The solution to this organizational bottleneck requires advance planning at a level that many procurement teams do not achieve. Securing budget approval for peak season orders in July or August, before suppliers issue payment deadlines, allows procurement teams to respond quickly when suppliers require financial commitments in September or October. However, this level of advance planning requires that the procurement team finalize design concepts, order quantities, and supplier selection months before the actual order is placed, which conflicts with the iterative design processes and stakeholder approval cycles that characterize many corporate gift projects. The organizational processes that enable creative, stakeholder-aligned gift design are often incompatible with the advance planning timelines required to secure peak season production capacity, creating a structural tension that procurement teams must navigate without clear guidance.

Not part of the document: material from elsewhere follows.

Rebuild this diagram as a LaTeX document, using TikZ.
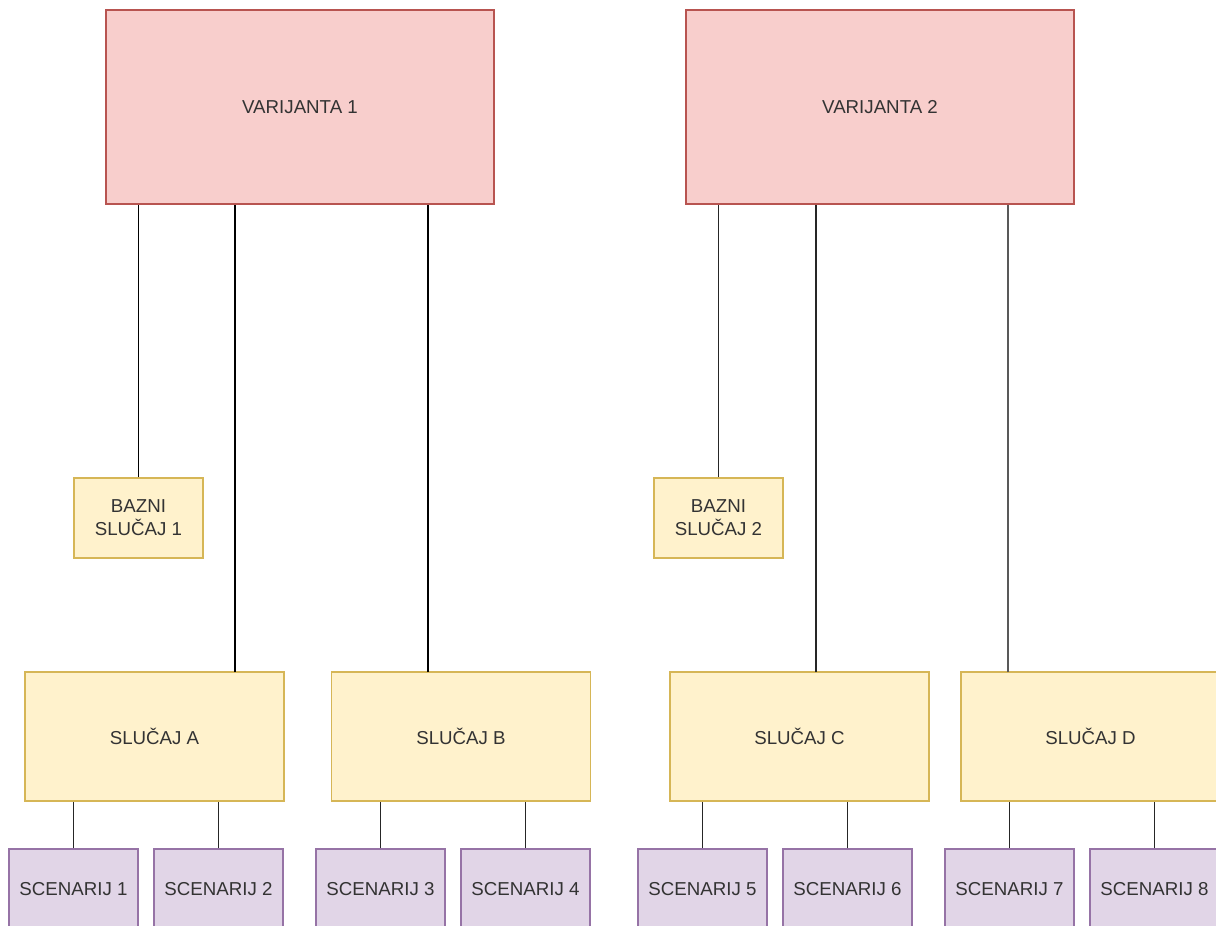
\documentclass[tikz,border=0pt]{standalone}
\usepackage{fontspec}
\setmainfont{Liberation Sans}
\definecolor{varfill}{HTML}{F8CECC}
\definecolor{varline}{HTML}{B85450}
\definecolor{slucfill}{HTML}{FFF2CC}
\definecolor{slucline}{HTML}{D6B656}
\definecolor{scenfill}{HTML}{E1D5E7}
\definecolor{scenline}{HTML}{9673A6}
\begin{document}
\begin{tikzpicture}[x=1pt,y=-1pt]
\tikzstyle{every node}+=[inner sep=0pt, align=center, text=black!80, line width=1.2pt, font=\fontsize{18.7}{23}\selectfont]
\tikzstyle{var}=[draw=varline, fill=varfill, minimum width=388pt, minimum height=194pt]
\tikzstyle{bazni}=[draw=slucline, fill=slucfill, minimum width=129pt, minimum height=80pt]
\tikzstyle{slucaj}=[draw=slucline, fill=slucfill, minimum width=259pt, minimum height=129pt]
\tikzstyle{scen}=[draw=scenline, fill=scenfill, minimum width=129pt, minimum height=80pt]
\tikzstyle{veza}=[line width=1.5pt, black!85]
\useasboundingbox (0,0) rectangle (1216,926);
\node [var] (v1) at (300,107) {VARIJANTA 1};
\node [var] (v2) at (880,107) {VARIJANTA 2};
\node [bazni] (bz1) at (138.5,518) {BAZNI\\SLUČAJ 1};
\node [bazni] (bz2) at (718.5,518) {BAZNI\\SLUČAJ 2};
\node [slucaj] (sa) at (154.5,736.5) {SLUČAJ A};
\node [slucaj] (sb) at (461,736.5) {SLUČAJ B};
\node [slucaj] (sc) at (799.5,736.5) {SLUČAJ C};
\node [slucaj] (sd) at (1090.5,736.5) {SLUČAJ D};
\node [scen] (s1) at (73.5,889) {SCENARIJ 1};
\node [scen] (s2) at (218.5,889) {SCENARIJ 2};
\node [scen] (s3) at (380.5,889) {SCENARIJ 3};
\node [scen] (s4) at (525.5,889) {SCENARIJ 4};
\node [scen] (s5) at (702.5,889) {SCENARIJ 5};
\node [scen] (s6) at (847.5,889) {SCENARIJ 6};
\node [scen] (s7) at (1009.5,889) {SCENARIJ 7};
\node [scen] (s8) at (1154.5,889) {SCENARIJ 8};
\coordinate (ua) at (235,672);
\coordinate (ub) at (428,672);
\coordinate (uc) at (816,672);
\coordinate (ud) at (1008,672);
\draw [veza, black] (bz1.north) -- (bz1.north |- v1.south);
\draw [veza, black] (ua) -- (ua |- v1.south);
\draw [veza, black] (ub) -- (ub |- v1.south);
\draw [veza] (bz2.north) -- (bz2.north |- v2.south);
\draw [veza] (uc) -- (uc |- v2.south);
\draw [veza, black!65] (ud) -- (ud |- v2.south);
\draw [veza] (s1.north) -- (s1.north |- sa.south);
\draw [veza] (s2.north) -- (s2.north |- sa.south);
\draw [veza] (s3.north) -- (s3.north |- sb.south);
\draw [veza] (s4.north) -- (s4.north |- sb.south);
\draw [veza] (s5.north) -- (s5.north |- sc.south);
\draw [veza] (s6.north) -- (s6.north |- sc.south);
\draw [veza] (s7.north) -- (s7.north |- sd.south);
\draw [veza] (s8.north) -- (s8.north |- sd.south);
\end{tikzpicture}
\end{document}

Peak season capacity booking is not a failure of supplier commitment or procurement planning—it is a manifestation of the fundamental economic reality that demand exceeds supply during predictable periods, and suppliers must allocate scarce resources among competing customers. Procurement teams who understand this reality can position their orders to maximize the probability of on-time delivery by establishing strategic supplier relationships, confirming design specifications before booking capacity, aligning booking timelines with material availability, understanding regional peak season patterns, negotiating financial terms in advance, and evaluating the trade-offs between cost and reliability. Procurement teams who approach peak season booking as a simple reservation process will continue to encounter delays, cost overruns, and quality compromises, not because suppliers are unreliable, but because the procurement team's planning framework does not align with the operational realities of peak season production.